We have seen clients quoted on products in the morning that were withdrawn by the afternoon. We have seen rates change within hours. In that environment, outcomes have depended not on systems, but on the ability of advisers to act quickly, communicate clearly, and keep clients on track.
A timely reminder of the adviser’s role
The FCA has highlighted areas where firms are not meeting expectations under Consumer Duty, including weak testing of understanding and limited follow-up. Yet, when set against what has happened in the market recently, there is a strong argument that advisers have been delivering exactly what Consumer Duty is designed to achieve.

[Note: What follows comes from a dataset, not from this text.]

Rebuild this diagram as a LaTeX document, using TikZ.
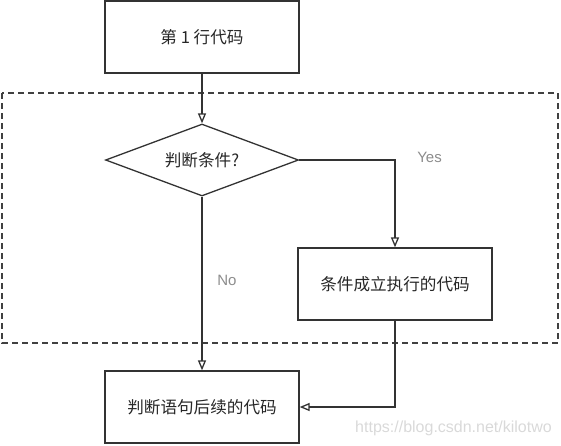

Advisers have been working late, managing client expectations, moving cases at speed, and ensuring clients do not miss out due to sudden product changes. They have been interpreting market movements, explaining them in plain terms, and helping clients make informed decisions under pressure. It is difficult to see how those outcomes would have been achieved without that level of involvement.
This is not theoretical. It is practical, real-time support, and is precisely the type of activity that leads to good consumer outcomes.
The question of advice remains central
One of the more striking elements of the report is the FCA’s desire to see suitable recommendations across both intermediary firms and lenders. For advisers, that is core to the role. For lenders, it is more complex, particularly when operating from a restricted product range and, increasingly, through execution-only journeys.
Recent changes, such as the removal of the advice interaction trigger, have been framed as creating opportunities for innovation. In reality, they have often resulted in quicker transactions without advice rather than better decision-making.
That contrast has been made even clearer in the current market. When conditions are stable, an execution-only process may appear sufficient. When conditions move quickly, its limitations become obvious. Clients do not just need access to products. They need support in understanding when to act, what to prioritise, and how to respond when circumstances change.
Simplification needs context
The FCA’s focus on simplifying mortgage rules is understandable. Fewer barriers and clearer processes should, in theory, make the market more accessible.
However, simplification does not remove complexity from clients’ circumstances. Many borrowers still have changing incomes, evolving needs, or situations that require careful consideration.
It should be possible to view just how straightforward cases can become complex very quickly when market conditions shift. In those moments, it is not simplification that delivers the right outcome, it is advice. A process-led approach may work in stable conditions, but in volatile periods, the human element becomes far more important.
What advisers should take from this
There is a consistent message running through the FCA’s report. The regulator wants a market that is more flexible, but it also expects higher standards and better outcomes. The events of the past few weeks suggest advisers are already delivering on that expectation.
The focus now should be on ensuring that this work is properly evidenced. Not just what recommendation was made, but why it was made at that time, in that set of circumstances, and how it supported the client. Because if scrutiny increases, and it likely will, advisers who can demonstrate this clearly will be in a strong position.
The direction of travel
This report may not have generated much immediate attention, but it should not be underestimated. It signals a direction of travel that combines greater operational freedom with increased accountability.
At the same time, over the past month, the regulator should have been provided with a very clear reminder of where real value sits. In periods of uncertainty, clients do not benefit from faster processes or fewer touchpoints alone. They benefit from informed, responsive, and proactive advice.